§ Your objective:
Give back the full listing verbatim, apart from its images.

§ Data block:
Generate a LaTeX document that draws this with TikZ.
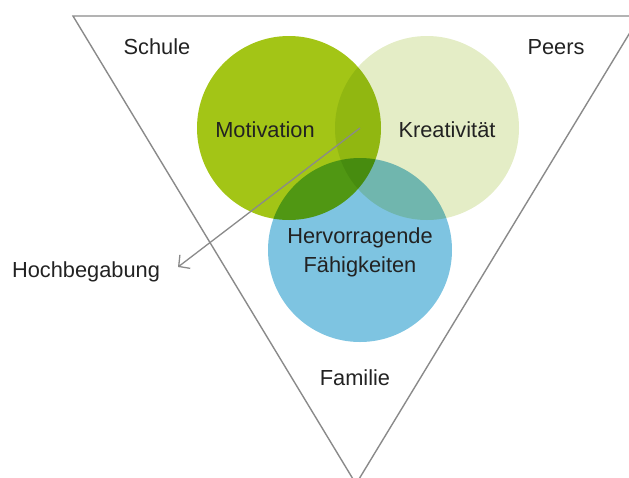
\documentclass[tikz,border=0pt]{standalone}
\usepackage{fontspec}
\setmainfont{Liberation Sans}
\usetikzlibrary{arrows.meta}
\definecolor{motivgreen}{HTML}{A3C516}
\definecolor{kreapale}{HTML}{E4EDC6}
\definecolor{faehblue}{HTML}{7EC4E1}
\definecolor{linegrey}{HTML}{8A8A8A}
\definecolor{txtgrey}{HTML}{222222}

\begin{document}
\begin{tikzpicture}[x=1pt,y=-1pt,
  lbl/.style={text=txtgrey,font=\fontsize{21.8}{29}\selectfont,align=center,inner sep=0pt},
  frame/.style={draw=linegrey,line width=1.4pt,line join=miter},
  pointer/.style={draw=linegrey,line width=1.3pt,-{Straight Barb[length=8pt,width=17pt]}}]
\clip (0,0) rectangle (629,477);
% outer triangle
\draw[frame] (73,16) -- (640,16) -- (356,484) -- cycle;
% circles
\scope[blend group=multiply]
\fill[motivgreen] (289,128) circle (92pt);
\fill[kreapale] (427,128) circle (92pt);
\fill[faehblue] (360,250) circle (92pt);
\endscope
% labels
\node[lbl] (schule) at (157,47) {Schule};
\node[lbl] (peers) at (556,47) {Peers};
\node[lbl] (motiv) at (265,130) {Motivation};
\node[lbl] (krea) at (447,130) {Kreativität};
\node[lbl] (faeh) at (360,252) {Hervorragende\\Fähigkeiten};
\node[lbl] (familie) at (355,378) {Familie};
\node[lbl] (hochb) at (86,272) {Hochbegabung};
% pointer
\coordinate (src) at (360,128);
\coordinate (tip) at (178,267);
\draw[pointer] (src) -- (tip);
\end{tikzpicture}
\end{document}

§ Correct output:
Generate a LaTeX document that draws this with TikZ.
\documentclass[tikz,border=0pt]{standalone}
\usepackage{fontspec}
\setmainfont{Liberation Sans}
\usetikzlibrary{arrows.meta}
\definecolor{motivgreen}{HTML}{A3C516}
\definecolor{kreapale}{HTML}{E4EDC6}
\definecolor{faehblue}{HTML}{7EC4E1}
\definecolor{linegrey}{HTML}{8A8A8A}
\definecolor{txtgrey}{HTML}{222222}

\begin{document}
\begin{tikzpicture}[x=1pt,y=-1pt,
  lbl/.style={text=txtgrey,font=\fontsize{21.8}{29}\selectfont,align=center,inner sep=0pt},
  frame/.style={draw=linegrey,line width=1.4pt,line join=miter},
  pointer/.style={draw=linegrey,line width=1.3pt,-{Straight Barb[length=8pt,width=17pt]}}]
\clip (0,0) rectangle (629,477);
% outer triangle
\draw[frame] (73,16) -- (640,16) -- (356,484) -- cycle;
% circles
\scope[blend group=multiply]
\fill[motivgreen] (289,128) circle (92pt);
\fill[kreapale] (427,128) circle (92pt);
\fill[faehblue] (360,250) circle (92pt);
\endscope
% labels
\node[lbl] (schule) at (157,47) {Schule};
\node[lbl] (peers) at (556,47) {Peers};
\node[lbl] (motiv) at (265,130) {Motivation};
\node[lbl] (krea) at (447,130) {Kreativität};
\node[lbl] (faeh) at (360,252) {Hervorragende\\Fähigkeiten};
\node[lbl] (familie) at (355,378) {Familie};
\node[lbl] (hochb) at (86,272) {Hochbegabung};
% pointer
\coordinate (src) at (360,128);
\coordinate (tip) at (178,267);
\draw[pointer] (src) -- (tip);
\end{tikzpicture}
\end{document}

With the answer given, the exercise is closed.